Task goal
Reproduce the listing below word for word, with no pictures.

Source material
※ ※ ※

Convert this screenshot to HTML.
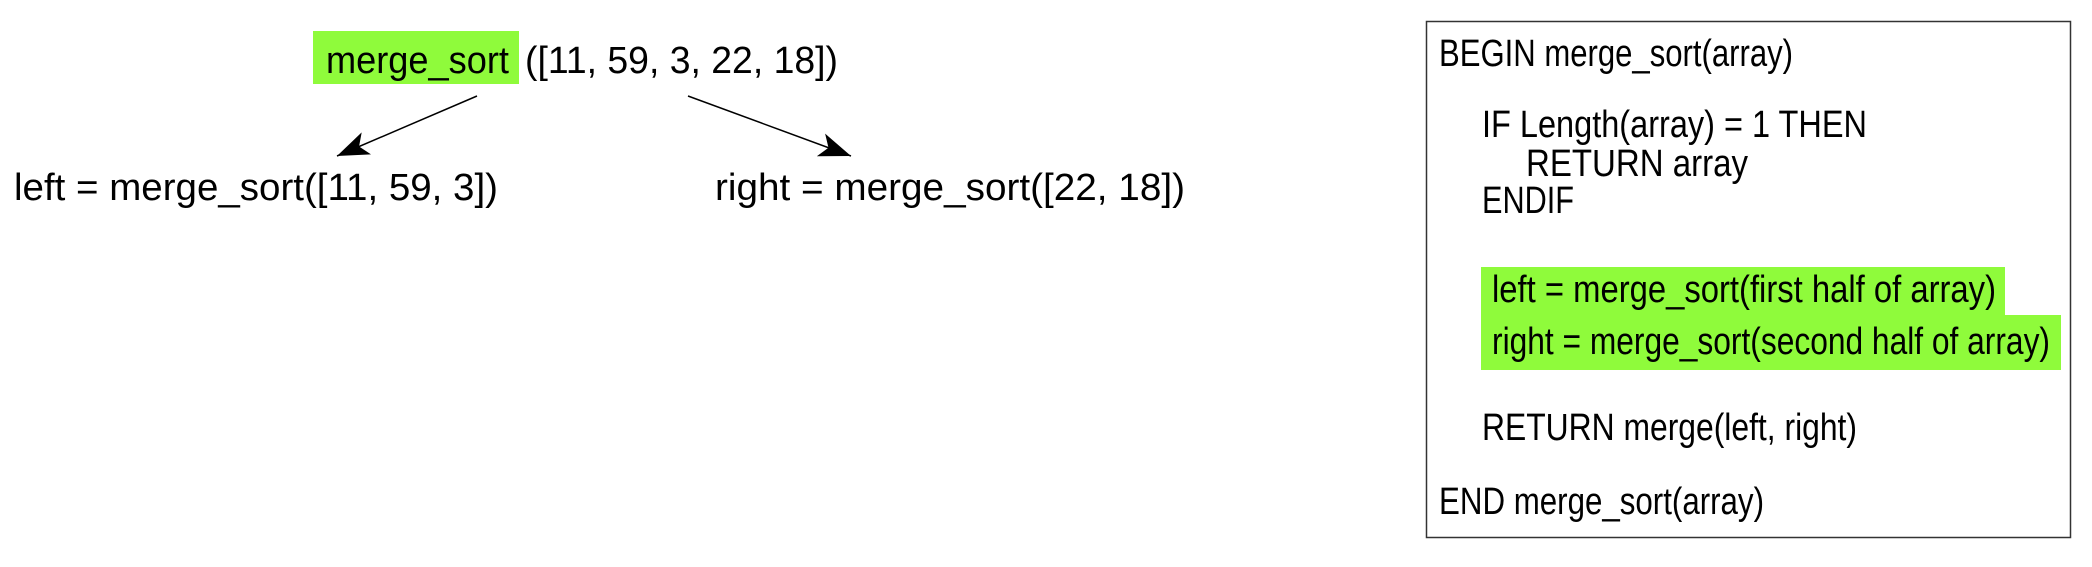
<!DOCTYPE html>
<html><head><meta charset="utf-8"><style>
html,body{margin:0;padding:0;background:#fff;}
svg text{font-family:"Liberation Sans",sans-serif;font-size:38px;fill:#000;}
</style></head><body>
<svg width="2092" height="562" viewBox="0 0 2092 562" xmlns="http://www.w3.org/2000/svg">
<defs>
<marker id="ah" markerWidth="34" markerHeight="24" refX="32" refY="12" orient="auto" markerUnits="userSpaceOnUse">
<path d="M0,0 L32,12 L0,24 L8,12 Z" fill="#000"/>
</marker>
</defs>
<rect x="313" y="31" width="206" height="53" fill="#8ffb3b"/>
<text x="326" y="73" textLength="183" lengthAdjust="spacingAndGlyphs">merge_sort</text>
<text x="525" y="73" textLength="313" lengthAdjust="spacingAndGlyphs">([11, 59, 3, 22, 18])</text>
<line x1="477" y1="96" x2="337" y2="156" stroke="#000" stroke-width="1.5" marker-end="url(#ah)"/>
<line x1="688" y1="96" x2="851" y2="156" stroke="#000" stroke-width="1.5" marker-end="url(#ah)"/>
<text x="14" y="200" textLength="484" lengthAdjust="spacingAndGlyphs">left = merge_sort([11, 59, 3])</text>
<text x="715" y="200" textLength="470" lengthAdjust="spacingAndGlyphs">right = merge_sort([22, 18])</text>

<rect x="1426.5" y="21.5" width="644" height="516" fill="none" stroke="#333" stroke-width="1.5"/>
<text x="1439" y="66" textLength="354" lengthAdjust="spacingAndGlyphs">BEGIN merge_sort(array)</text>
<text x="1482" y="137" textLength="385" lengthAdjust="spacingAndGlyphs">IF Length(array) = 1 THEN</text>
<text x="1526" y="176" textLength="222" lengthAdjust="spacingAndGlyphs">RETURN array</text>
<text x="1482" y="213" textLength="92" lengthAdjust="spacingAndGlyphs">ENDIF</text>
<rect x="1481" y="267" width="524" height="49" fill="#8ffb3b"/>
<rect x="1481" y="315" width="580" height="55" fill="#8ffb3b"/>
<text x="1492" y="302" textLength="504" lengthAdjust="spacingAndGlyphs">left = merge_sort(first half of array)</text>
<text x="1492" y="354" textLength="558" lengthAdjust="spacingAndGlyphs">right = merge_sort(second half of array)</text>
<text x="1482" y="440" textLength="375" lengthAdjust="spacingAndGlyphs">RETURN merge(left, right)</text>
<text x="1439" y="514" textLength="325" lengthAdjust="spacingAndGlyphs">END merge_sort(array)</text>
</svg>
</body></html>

※ ※ ※

Solution to this exercise
Convert this screenshot to HTML.
<!DOCTYPE html>
<html><head><meta charset="utf-8"><style>
html,body{margin:0;padding:0;background:#fff;}
svg text{font-family:"Liberation Sans",sans-serif;font-size:38px;fill:#000;}
</style></head><body>
<svg width="2092" height="562" viewBox="0 0 2092 562" xmlns="http://www.w3.org/2000/svg">
<defs>
<marker id="ah" markerWidth="34" markerHeight="24" refX="32" refY="12" orient="auto" markerUnits="userSpaceOnUse">
<path d="M0,0 L32,12 L0,24 L8,12 Z" fill="#000"/>
</marker>
</defs>
<rect x="313" y="31" width="206" height="53" fill="#8ffb3b"/>
<text x="326" y="73" textLength="183" lengthAdjust="spacingAndGlyphs">merge_sort</text>
<text x="525" y="73" textLength="313" lengthAdjust="spacingAndGlyphs">([11, 59, 3, 22, 18])</text>
<line x1="477" y1="96" x2="337" y2="156" stroke="#000" stroke-width="1.5" marker-end="url(#ah)"/>
<line x1="688" y1="96" x2="851" y2="156" stroke="#000" stroke-width="1.5" marker-end="url(#ah)"/>
<text x="14" y="200" textLength="484" lengthAdjust="spacingAndGlyphs">left = merge_sort([11, 59, 3])</text>
<text x="715" y="200" textLength="470" lengthAdjust="spacingAndGlyphs">right = merge_sort([22, 18])</text>

<rect x="1426.5" y="21.5" width="644" height="516" fill="none" stroke="#333" stroke-width="1.5"/>
<text x="1439" y="66" textLength="354" lengthAdjust="spacingAndGlyphs">BEGIN merge_sort(array)</text>
<text x="1482" y="137" textLength="385" lengthAdjust="spacingAndGlyphs">IF Length(array) = 1 THEN</text>
<text x="1526" y="176" textLength="222" lengthAdjust="spacingAndGlyphs">RETURN array</text>
<text x="1482" y="213" textLength="92" lengthAdjust="spacingAndGlyphs">ENDIF</text>
<rect x="1481" y="267" width="524" height="49" fill="#8ffb3b"/>
<rect x="1481" y="315" width="580" height="55" fill="#8ffb3b"/>
<text x="1492" y="302" textLength="504" lengthAdjust="spacingAndGlyphs">left = merge_sort(first half of array)</text>
<text x="1492" y="354" textLength="558" lengthAdjust="spacingAndGlyphs">right = merge_sort(second half of array)</text>
<text x="1482" y="440" textLength="375" lengthAdjust="spacingAndGlyphs">RETURN merge(left, right)</text>
<text x="1439" y="514" textLength="325" lengthAdjust="spacingAndGlyphs">END merge_sort(array)</text>
</svg>
</body></html>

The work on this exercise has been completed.